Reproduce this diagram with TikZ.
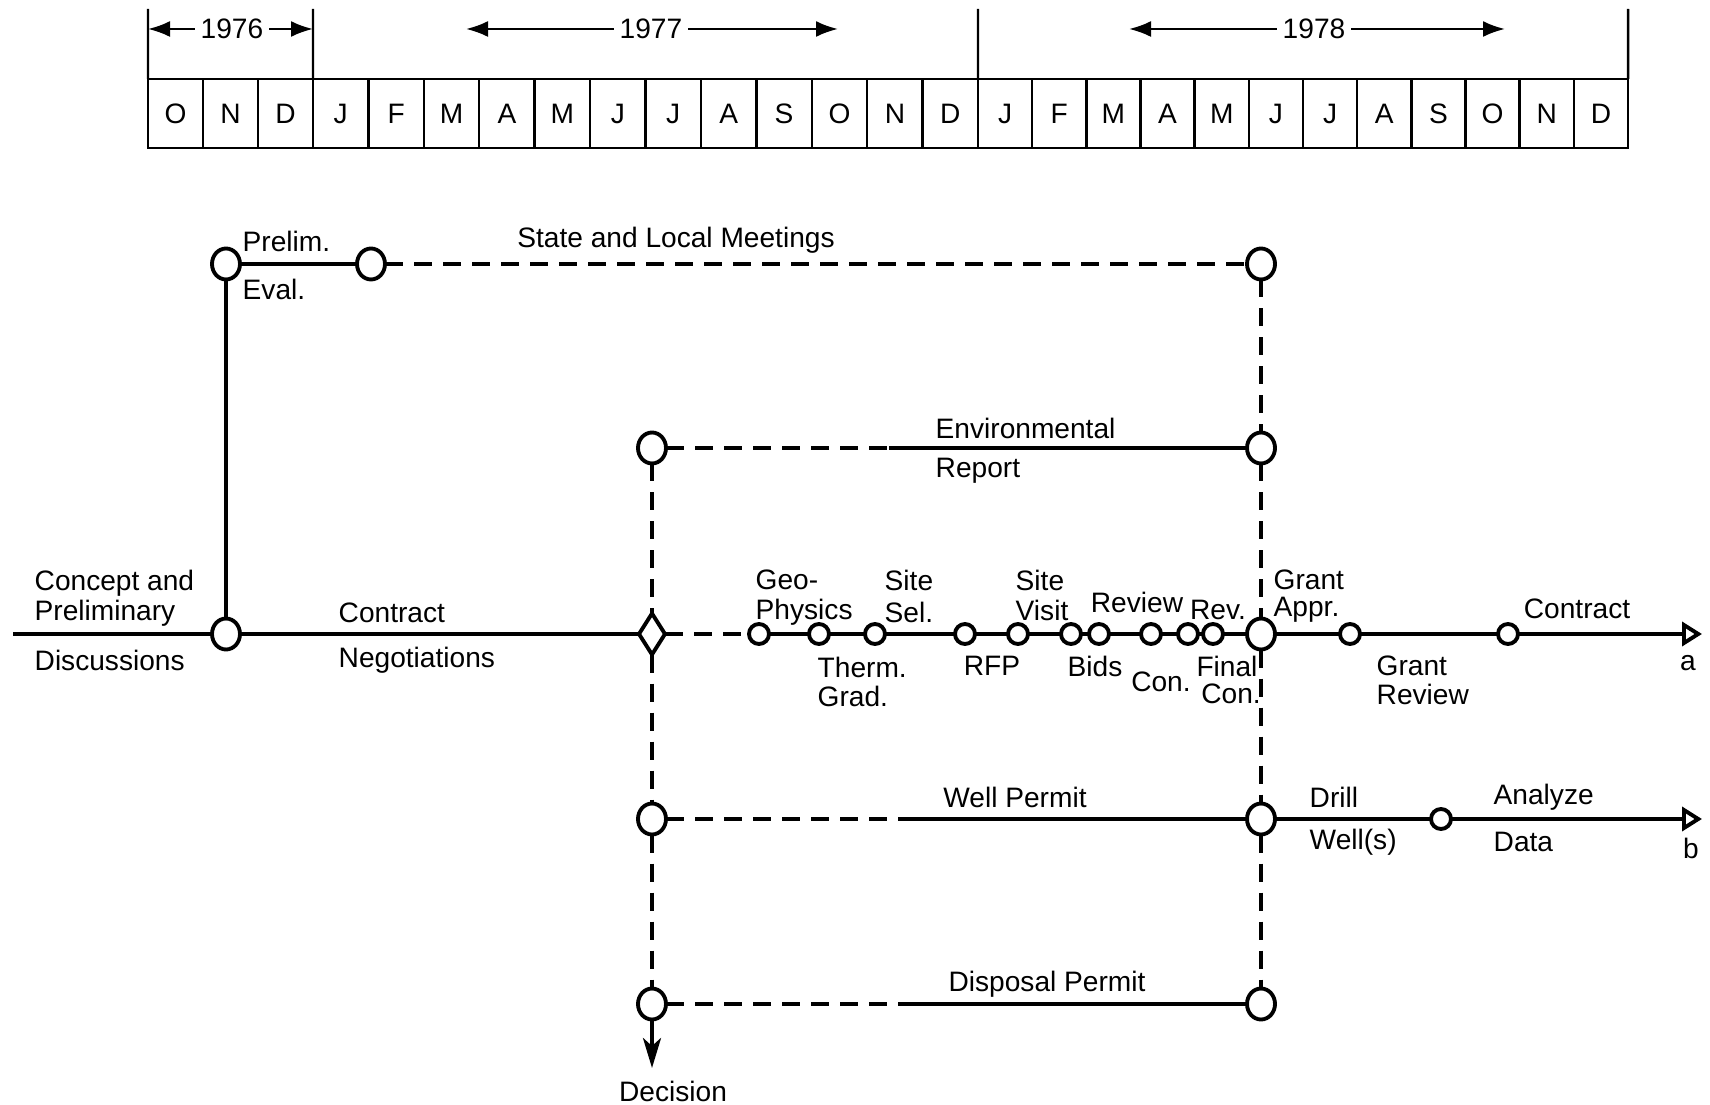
\documentclass[tikz,border=0pt]{standalone}
\usepackage{fontspec}
\setmainfont{Liberation Sans}
\usetikzlibrary{arrows.meta,shapes.geometric}

\begin{document}
\begin{tikzpicture}[
  x=0.1mm,
  y=-0.1mm,
  font=\fontsize{8}{10}\selectfont,
  mon/.style={
    draw,
    line width=0.7pt,
    minimum height=6.9mm,
    inner sep=0pt,
    outer sep=0pt
  },
  yr/.style={inner sep=1.5pt},
  lbl/.style={inner sep=0pt},
  calline/.style={line width=0.7pt},
  yarr/.style={
    line width=0.7pt,
    -{Latex[length=2.2mm,width=1.6mm]}
  },
  bign/.style={
    draw,
    ellipse,
    line width=1.1pt,
    minimum width=2.8mm,
    minimum height=3.1mm,
    inner sep=0pt,
    outer sep=0pt
  },
  smn/.style={
    draw,
    circle,
    line width=1.1pt,
    minimum size=2mm,
    inner sep=0pt,
    outer sep=0pt
  },
  dmd/.style={
    draw,
    diamond,
    line width=1.1pt,
    minimum width=2.6mm,
    minimum height=4.1mm,
    inner sep=0pt,
    outer sep=0pt
  },
  sline/.style={line width=1.1pt},
  dline/.style={
    line width=1.1pt,
    dash pattern=on 1.8mm off 1.1mm
  },
  endarr/.style={
    sline,
    -{Triangle[open,length=2mm,width=2.4mm]}
  },
  decarr/.style={
    sline,
    -{Stealth[length=3mm,width=1.8mm,inset=0.8mm]}
  }
]

\useasboundingbox (0,0) rectangle (1710,1105);

% calendar
\foreach \m [count=\i] in {O,N,D}
  \node[mon, minimum width=5.5mm] (ma\i) at ({148+55*(\i-0.5)},113.5) {\m};
\foreach \m [count=\i] in {J,F,M,A,M,J,J,A,S,O,N,D}
  \node[mon, minimum width=5.542mm] (mb\i) at ({313+55.42*(\i-0.5)},113.5) {\m};
\foreach \m [count=\i] in {J,F,M,A,M,J,J,A,S,O,N,D}
  \node[mon, minimum width=5.417mm] (mc\i) at ({978+54.17*(\i-0.5)},113.5) {\m};

\coordinate (ya) at (148,9);
\coordinate (yb) at (313,9);
\coordinate (yc) at (978,9);
\coordinate (yd) at (1628,9);

\draw[calline] (ya) -- (ma1.north west);
\draw[calline] (yb) -- (mb1.north west);
\draw[calline] (yc) -- (mc1.north west);
\draw[calline] (yd) -- (mc12.north east);

\node[yr] (t76) at (232,29) {1976};
\draw[yarr] (t76.west) -- (t76.west -| ya);
\draw[yarr] (t76.east) -- (t76.east -| yb);

\node[yr] (t77) at (651,29) {1977};
\coordinate (t77l) at (466,29);
\coordinate (t77r) at (838,29);
\draw[yarr] (t77.west) -- (t77l);
\draw[yarr] (t77.east) -- (t77r);

\node[yr] (t78) at (1314,29) {1978};
\coordinate (t78l) at (1129,29);
\coordinate (t78r) at (1505,29);
\draw[yarr] (t78.west) -- (t78l);
\draw[yarr] (t78.east) -- (t78r);

% network
\coordinate (start) at (13,634);
\node[bign] (disc) at (226,634) {};
\node[bign] (prelim) at (226,264) {};
\node[bign] (eval) at (371,264) {};
\node[bign] (meet) at (1261,264) {};
\node[bign] (envl) at (652,448) {};
\node[bign] (envr) at (1261,448) {};
\node[dmd] (go) at (652,634) {};
\node[bign] (hub) at (1261,634) {};
\node[smn] (grev) at (1350,634) {};
\node[smn] (contr) at (1508,634) {};
\coordinate (aend) at (1702,634);
\node[bign] (welll) at (652,819) {};
\node[bign] (wellr) at (1261,819) {};
\node[smn] (drill) at (1441,819) {};
\coordinate (bend) at (1702,819);
\node[bign] (displ) at (652,1004) {};
\node[bign] (dispr) at (1261,1004) {};
\coordinate (dec) at (652,1068);

\foreach \x [count=\i] in {759,819,875,965,1018,1071,1099,1151,1188,1213}
  \node[smn] (s\i) at (\x,634) {};

\coordinate (envmid) at (889,448);
\coordinate (wellmid) at (905,819);
\coordinate (dispmid) at (908,1004);

\draw[sline] (start) -- (disc);
\draw[sline] (disc) -- (go);
\draw[sline] (disc) -- (prelim);
\draw[sline] (prelim) -- (eval);
\draw[dline] (eval) -- (meet);

\draw[dline] (meet) -- (envr);
\draw[dline] (envr) -- (hub);
\draw[dline] (hub) -- (wellr);
\draw[dline] (wellr) -- (dispr);

\draw[dline] (envl) -- (go);
\draw[dline] (go) -- (welll);
\draw[dline] (welll) -- (displ);
\draw[decarr] (displ) -- (dec);

\draw[dline] (envl) -- (envmid);
\draw[sline] (envmid) -- (envr);
\draw[dline] (welll) -- (wellmid);
\draw[sline] (wellmid) -- (wellr);
\draw[dline] (displ) -- (dispmid);
\draw[sline] (dispmid) -- (dispr);

\draw[dline] (go) -- (s1);
\draw[sline] (s1) -- (s2) -- (s3) -- (s4) -- (s5) -- (s6)
  -- (s7) -- (s8) -- (s9) -- (s10) -- (hub);
\draw[sline] (hub) -- (grev) -- (contr);
\draw[endarr] (contr) -- (aend);
\draw[sline] (wellr) -- (drill);
\draw[endarr] (drill) -- (bend);

% labels
\node[lbl, anchor=west] (lprelim) at (242,241) {Prelim.};
\node[lbl, anchor=west] (leval) at (242,289) {Eval.};
\node[lbl] (lmeet) at (676,240) {State and Local Meetings};

\node[lbl, anchor=west] (lconc) at (34,583) {Concept and};
\node[lbl, anchor=west] (lpre) at (34,613) {Preliminary};
\node[lbl, anchor=west] (ldisc) at (34,660) {Discussions};
\node[lbl, anchor=west] (lcon) at (338,613) {Contract};
\node[lbl, anchor=west] (lneg) at (338,660) {Negotiations};

\node[lbl, anchor=west] (lenv) at (935,428) {Environmental};
\node[lbl, anchor=west] (lrep) at (935,471) {Report};

\node[lbl, anchor=west] (lgeo) at (755,580) {Geo-};
\node[lbl, anchor=west] (lphy) at (755,612) {Physics};
\node[lbl, anchor=west] (lsite) at (884,580) {Site};
\node[lbl, anchor=west] (lsel) at (884,612) {Sel.};
\node[lbl, anchor=west] (lther) at (817,667) {Therm.};
\node[lbl, anchor=west] (lgrad) at (817,696) {Grad.};
\node[lbl] (lrfp) at (992,666) {RFP};
\node[lbl, anchor=west] (lsite2) at (1015,580) {Site};
\node[lbl, anchor=west] (lvis) at (1015,610) {Visit};
\node[lbl] (lrevw) at (1137,602) {Review};
\node[lbl] (lrev) at (1218,610) {Rev.};
\node[lbl] (lbids) at (1095,666) {Bids};
\node[lbl] (lcon2) at (1161,682) {Con.};
\node[lbl] (lfin) at (1227,666) {Final};
\node[lbl] (lfcon) at (1231,694) {Con.};

\node[lbl, anchor=west] (lgrant) at (1273,580) {Grant};
\node[lbl, anchor=west] (lappr) at (1273,610) {Appr.};
\node[lbl, anchor=west] (lgrant2) at (1376,666) {Grant};
\node[lbl, anchor=west] (lgrrev) at (1376,694) {Review};
\node[lbl] (lcontr) at (1577,609) {Contract};
\node[lbl] (la) at (1688,663) {a};

\node[lbl] (lwell) at (1015,797) {Well Permit};
\node[lbl, anchor=west] (ldrill) at (1309,797) {Drill};
\node[lbl, anchor=west] (lwells) at (1309,842) {Well(s)};
\node[lbl, anchor=west] (lanal) at (1493,797) {Analyze};
\node[lbl, anchor=west] (ldata) at (1493,842) {Data};
\node[lbl] (lb) at (1691,848) {b};

\node[lbl] (ldisp) at (1047,984) {Disposal Permit};
\node[lbl] (ldec) at (673,1091) {Decision};

\end{tikzpicture}
\end{document}
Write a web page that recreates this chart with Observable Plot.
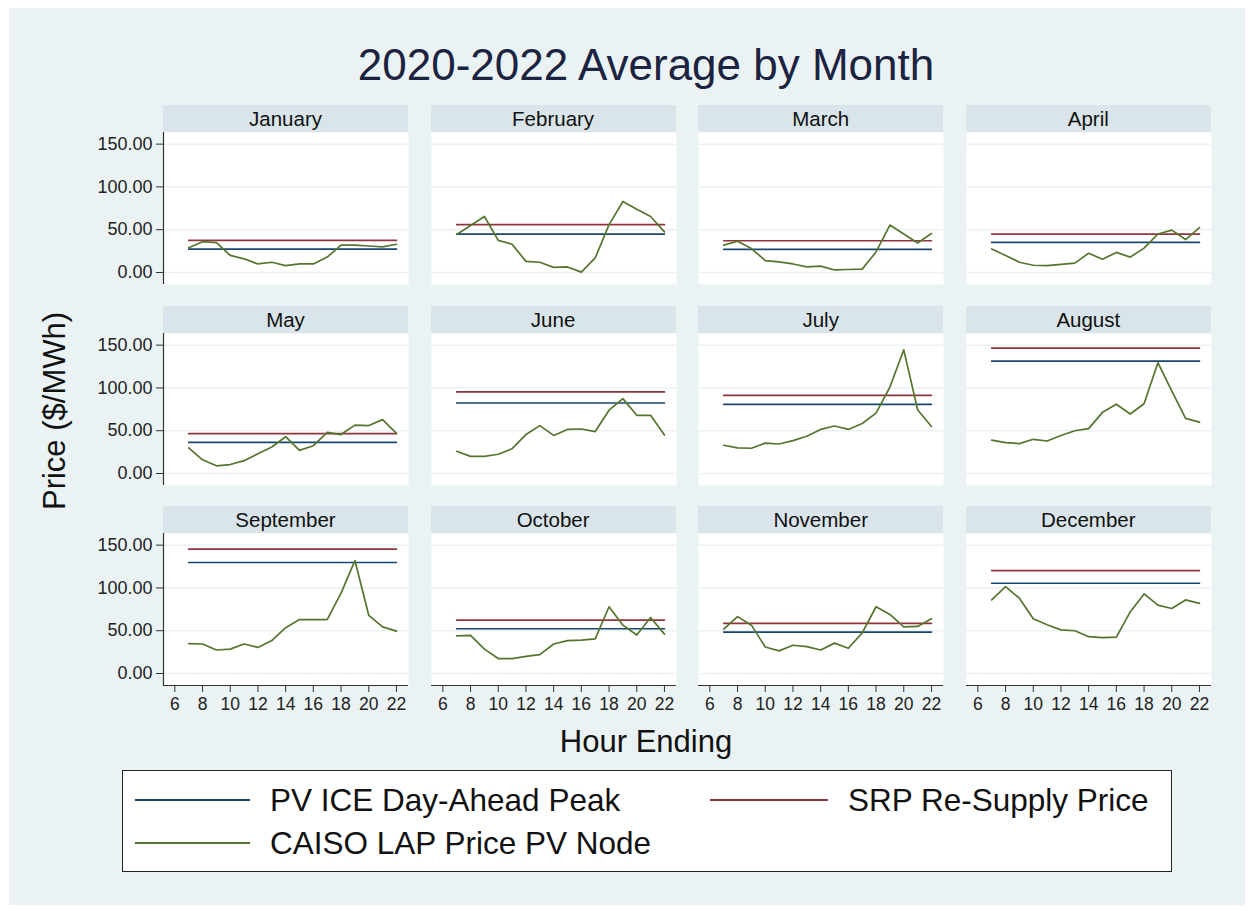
#####
What you should do:
State, as a bare number, how many lines of the listing hold the word "this".

Complete answer:
2